I’m not at one of the fires, but this is fine with me. I’d rather focus on the chant than mess with ghee and fiddle with firewood, and the Rudram seems to go deeper on every go-round. Even if you don’t know what the words mean it’s an intense experience. Complexly structured verse gives way to paired phrases and then to paired words. The pace accelerates gradually but unstoppably until it opens up into the expansive verse of the final chapter. Simply negotiating the tongue-twisting Sanskrit for a cycle feels like winding up a coiled spring inside and letting it go.
The words themselves are both perplexing and challenging. Shiva is a strange and difficult figure. He’s contradiction himself, the point where all opposites meet. He is everything and nothing, beyond good and evil, beyond grasping or even thinking about:
Salutations to the trees tufted with green leaves; salutations to the Lord of the cattle.
Salutations to Him who is light yellow-red tinged and radiant; to the Lord of the pathways, salutations. (Translation)
That makes some sense. So does the chant’s list of occupations and objects, since Shiva is manifest in everything there is:
Salutations to you who are in the form of carpenters and fashioners of chariots.
Salutations to you who are in the form of those who mold clay and make mud vessels, and artisans working in the metals.
And yet Shiva is all the things we don’t like, too. We don’t get to pick and choose:
Salutations to Him who stands prominent, the wielder of the sword; to the prince of thieves, salutations.
Salutations to Him who is in the form of swordsmen who wander about at night; to the Lord of those who kill and seize others’ possessions, salutations.
But we can beseech:
Lord Rudra! Afflict not the elders in our midst, nor the tender babe, nor the procreating youth, nor the child in the womb, nor the father or mother, nor our bodies dear to us.
Making offerings into the sacred fire, we shall serve and calm you by our salutations.
Do the words matter? They do and they don’t.
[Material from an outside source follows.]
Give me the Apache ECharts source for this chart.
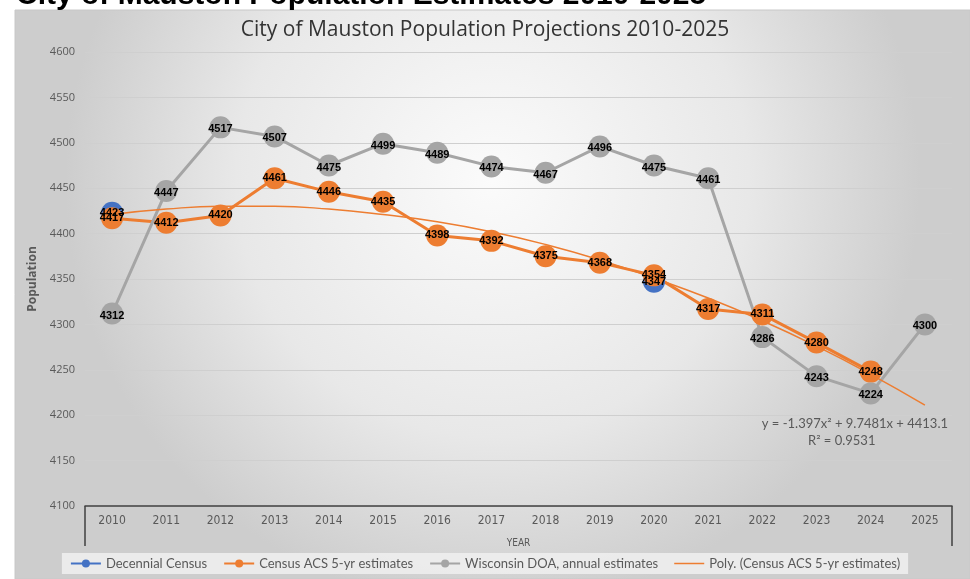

They’re true, but only if you move beyond them to inhabit the wordless place where all words come from. You chant to get past the chanting, and as I do I feel at moments as if I am holding the entire universe in my arms. All of its contrarities, all of my needs and hopes, all of the dangers of the Bronze Age and and the post-nuclear age, the trees and the streams, the large and the small, the fords and the rocks, the thieves and the makers of drums, everything dances in the smoke and fire.
And after the climactic offerings, as the sound of shawms, drums, bells, and conch shells dies away, I see what we’re doing with sudden clarity. The tent is a microcosm. It’s the universe and it’s the Sri Chakra, too. At its center are Shiva and Shakti, the first moment in the dance which flowers into the whole of things, and around them are deities who together encompass every possibility of existence.
In that microcosm we’re chanting a mantra that reaches back to the Big Bang and out to the manifold beauty and terror of our world. This is something more than re-energizing a temple, I realize. We have the privilege of sitting at the heart of things and chanting the world back together. Not only that. It seems to me then that this is what human beings have always done, and it is exactly what we are meant to do.